Favorite Tale, a seven-year-old gelded son of Tale of the Cat out of the Grindstone mare Tricky Elaine, now has nine wins and just over $1 million in purse earnings from 23 career starts. He paid $15.20 to win and topped an exacta worth $115.

With that first win in over two years under his belt, Conaway allowed that, yes, the Breeders’ Cup would be a goal if all were to go according to plan. But he also knows that in racing, things often don’t go to plan. Either way, he has a happy horse on his hands.

“I know he’s back,” Conaway said. “You have to know this horse a little bit. He loves what he’s doing; he loves what he’s doing.”

Bishop's Pond

Bishop’s Pond cruised in the Thirty Eight Go Go. Photo by Dottie Miller.

One race prior, Bishop’s Pond continued what is becoming something of a late career revelation when she dominated the Thirty Eight Go Go.

The six-year-old Curlin mare made the first 20 starts of her career on turf with modest success: three wins and a stakes placing dotted among her races. In her 21st start, though, trainer Jason Servis put her on dirt, in an open allowance race at Delaware Park. In a short but salty field that included three stakes winners, Bishop’s Pond dominated, winning off by four lengths. A follow-up try in the Grade 1 Beldame didn’t go as well — she was fifth — but here, she had plenty.

“When I got on her this morning, the way she galloped around, even though they had a week in New York without training, due to the track being closed due to the weather, she jumped on the bit right away,” said winning rider Rosario Montanez. “I said, ‘Man, I got a lot of horse underneath me. They’re going to have to run today to beat her.'”

Like Favorite Tale, Bishop’s Pond wasted no time, going right to the lead. She held a short lead after a half-mile in 46.98 seconds, and widened it from there. She widened the lead to two lengths after six furlongs, and then — for good measure, threw down the seventh furlong of the race in less than 12 seconds.

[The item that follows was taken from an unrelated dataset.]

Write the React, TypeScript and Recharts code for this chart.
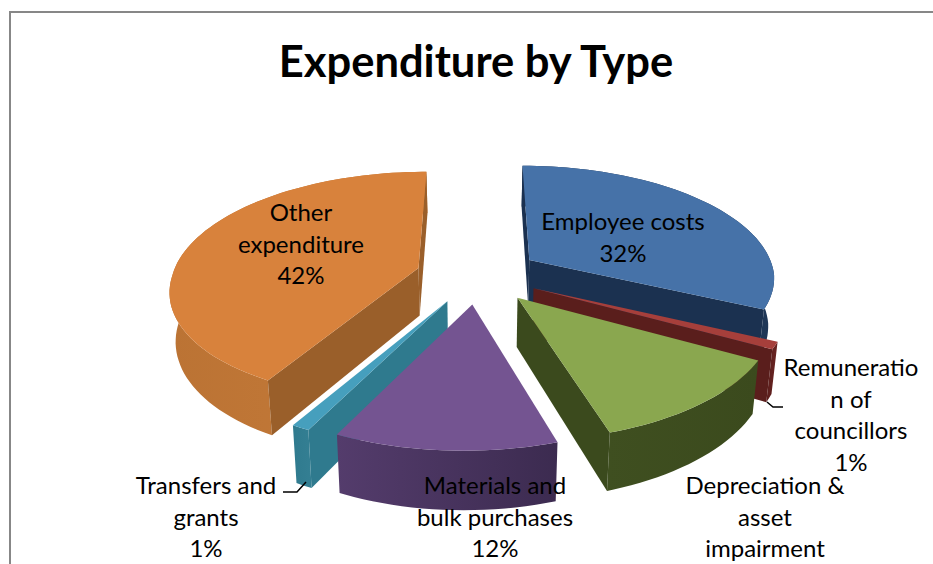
import { PieChart, Pie } from 'recharts';

// Slices listed clockwise; the list begins at Transfers so that the nearer slices paint last.
const categories = [
  'Transfers and grants',
  'Other expenditure',
  'Employee costs',
  'Remuneration of councillors',
  'Depreciation & asset impairment',
  'Materials and bulk purchases',
];
const shares = [1, 42, 32, 1, 12, 12];

const tableData = categories.map((name, i) => ({ name, value: shares[i] }));

const WIDTH = 933;
const HEIGHT = 564;
const FONT = 'Lato, "Open Sans", sans-serif';

// Clockwise angle from 12 o'clock at which the first listed slice begins
const FIRST_SLICE_ANGLE = 205.2;

// Fake 3D projection of the pie
const EXPLODE = 62;
const TILT = 0.46;
const PERSPECTIVE = 0.155;
const NEAR_SHEAR = 40;
const THICKNESS = 48;
const FLOOR_SHRINK = 0.98;

interface SliceColors {
  top: string;
  side: string;
  rimFrom: string;
  rimTo: string;
}

const PALETTE: Record<string, SliceColors> = {
  'Employee costs': { top: '#4672a8', side: '#1b3150', rimFrom: '#1b3150', rimTo: '#1f3757' },
  'Remuneration of councillors': { top: '#a63f3b', side: '#5a1e1c', rimFrom: '#5a1e1c', rimTo: '#6a2422' },
  'Depreciation & asset impairment': { top: '#8aa74f', side: '#3b4a1d', rimFrom: '#3f4f20', rimTo: '#3b4a1d' },
  'Materials and bulk purchases': { top: '#745491', side: '#4b3562', rimFrom: '#543c6c', rimTo: '#3c2b50' },
  'Transfers and grants': { top: '#469fbd', side: '#2f7a8e', rimFrom: '#2f7a8e', rimTo: '#347f93' },
  'Other expenditure': { top: '#d8823c', side: '#9a5f2a', rimFrom: '#bb7334', rimTo: '#c67b39' },
};

const LABEL_LINES: Record<string, string[]> = {
  'Employee costs': ['Employee costs', '32%'],
  'Remuneration of councillors': ['Remuneratio', 'n of', 'councillors', '1%'],
  'Depreciation & asset impairment': ['Depreciation &', 'asset', 'impairment'],
  'Materials and bulk purchases': ['Materials and', 'bulk purchases', '12%'],
  'Transfers and grants': ['Transfers and', 'grants', '1%'],
  'Other expenditure': ['Other', 'expenditure', '42%'],
};

const LABEL_POS: Record<string, { x: number; y: number }> = {
  'Employee costs': { x: 623, y: 230 },
  'Remuneration of councillors': { x: 851, y: 376 },
  'Depreciation & asset impairment': { x: 765, y: 494 },
  'Materials and bulk purchases': { x: 495, y: 494 },
  'Transfers and grants': { x: 206, y: 494 },
  'Other expenditure': { x: 301, y: 221 },
};

const LEADERS: Record<string, string> = {
  'Remuneration of councillors': '783,407 773,407 767,402',
  'Transfers and grants': '283,492 297,492 306,482',
};

const rad = (deg: number) => (deg * Math.PI) / 180;
const toPath = (pts: number[][]) => 'M' + pts.map((p) => `${p[0].toFixed(1)},${p[1].toFixed(1)}`).join('L') + 'Z';

const Slice3D = (props: any) => {
  const { cx, cy, outerRadius: R, startAngle, endAngle, name } = props;
  const t0 = 90 - startAngle;
  const t1 = 90 - endAngle;
  const mid = (t0 + t1) / 2;
  const colors = PALETTE[name];
  const ox = EXPLODE * Math.sin(rad(mid));
  const oy = EXPLODE * Math.cos(rad(mid));

  const project = (X: number, Y: number, floor: boolean) => {
    const s = 1 / (1 + (PERSPECTIVE * Y) / R);
    // the front of the pie leans slightly to the left
    const shear = NEAR_SHEAR * Math.max(s - 1, 0);
    const x = cx - shear + X * s * (floor ? FLOOR_SHRINK : 1);
    const y = cy - Y * TILT * s + (floor ? THICKNESS * s : 0);
    return [x, y];
  };
  const rimPoint = (t: number, floor: boolean) =>
    project(ox + R * Math.sin(rad(t)), oy + R * Math.cos(rad(t)), floor);

  const arc: number[] = [];
  for (let t = t0; t < t1; t += 2) arc.push(t);
  arc.push(t1);

  const apexTop = project(ox, oy, false);
  const apexFloor = project(ox, oy, true);
  const topRim = arc.map((t) => rimPoint(t, false));
  const floorRim = arc.map((t) => rimPoint(t, true));

  // Side walls, kept only when they turn toward the viewer
  const wall = (t: number) => [apexTop, rimPoint(t, false), rimPoint(t, true), apexFloor];
  const turn = (q: number[][]) => {
    let a = 0;
    q.forEach((p, i) => {
      const n = q[(i + 1) % q.length];
      a += p[0] * n[1] - n[0] * p[1];
    });
    return a;
  };
  const startWall = wall(t0);
  const endWall = wall(t1);
  const gradId = `rim-${Math.round(t0)}`;

  return (
    <g>
      <defs>
        <linearGradient id={gradId} x1="0" y1="0" x2="1" y2="0">
          <stop offset="0" stopColor={colors.rimFrom} />
          <stop offset="1" stopColor={colors.rimTo} />
        </linearGradient>
      </defs>
      <path d={toPath([...topRim, ...[...floorRim].reverse()])} fill={`url(#${gradId})`} />
      {turn(startWall) < 0 && <path d={toPath(startWall)} fill={colors.side} />}
      {turn(endWall) > 0 && <path d={toPath(endWall)} fill={colors.side} />}
      <path d={toPath([apexTop, ...topRim])} fill={colors.top} />
    </g>
  );
};

const SliceLabel = (props: any) => {
  const name = props.name ?? props.payload?.name;
  const pos = LABEL_POS[name];
  return (
    <g>
      {LEADERS[name] && <polyline points={LEADERS[name]} fill="none" stroke="#000" strokeWidth={1.5} />}
      <text x={pos.x} y={pos.y} textAnchor="middle" fontFamily={FONT} fontSize={24} fill="#000">
        {LABEL_LINES[name].map((line, i) => (
          <tspan key={line} x={pos.x} dy={i === 0 ? 0 : 31.6}>
            {line}
          </tspan>
        ))}
      </text>
    </g>
  );
};

const App = () => {
  return (
    <div style={{ position: 'absolute', left: 0, top: 0, width: WIDTH, height: HEIGHT, overflow: 'hidden' }}>
      {/* chart frame runs past the right and bottom edges of the page */}
      <div
        style={{
          position: 'absolute',
          left: 9,
          top: 11,
          width: 1000,
          height: 600,
          border: '2px solid #878787',
        }}
      />
      <PieChart width={WIDTH} height={HEIGHT} margin={{ top: 0, right: 0, bottom: 0, left: 0 }}>
        <text x={476} y={77} textAnchor="middle" fontFamily={FONT} fontSize={43.5} fontWeight={700} fill="#000">
          Expenditure by Type
        </text>
        <Pie
          data={tableData}
          dataKey="value"
          nameKey="name"
          cx={478}
          cy={275}
          outerRadius={246}
          startAngle={90 - FIRST_SLICE_ANGLE}
          endAngle={90 - FIRST_SLICE_ANGLE - 360}
          stroke="none"
          isAnimationActive={false}
          shape={Slice3D}
          label={SliceLabel}
          labelLine={false}
        />
      </PieChart>
    </div>
  );
};

export default App;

“When I took a hold at the quarter pole, she jumped on the bit,” Montanez said. “I said, ‘Man, let me sit a little bit longer. (With the finish line at the) Second wire, I don’t want to move too soon. Once I showed her the whip, she took off.”

She did, and Montanez soon was rewarded with the first stakes win of Bishop’s Pond’s career. She paid $9 to win and topped an exacta, with 15-1 Sky Flower in second, good for $125.20. Miss Inclusive, a 20-1 shot, was third, while favored Crimson Frost was sixth.

Bishop’s Pond now has five wins and $316,527 in purse earnings from 24 career starts. More intriguingly, this longtime grass runner now also has two wins from three starts on the main track.

NOTES The two stakes contested today originally had been scheduled for December 30 but were postponed to January 5  when that day’s card was abandoned after seven races — and then postponed again until today after Friday’s and Saturday’s cards were lost to the cold… Line of Best Fit stumbled leaving the gate in the Thirty Eight Go Go and dumped rider Kevin Gomez. Gomez was reported to be OK immediately after; he rose and walked under his own power.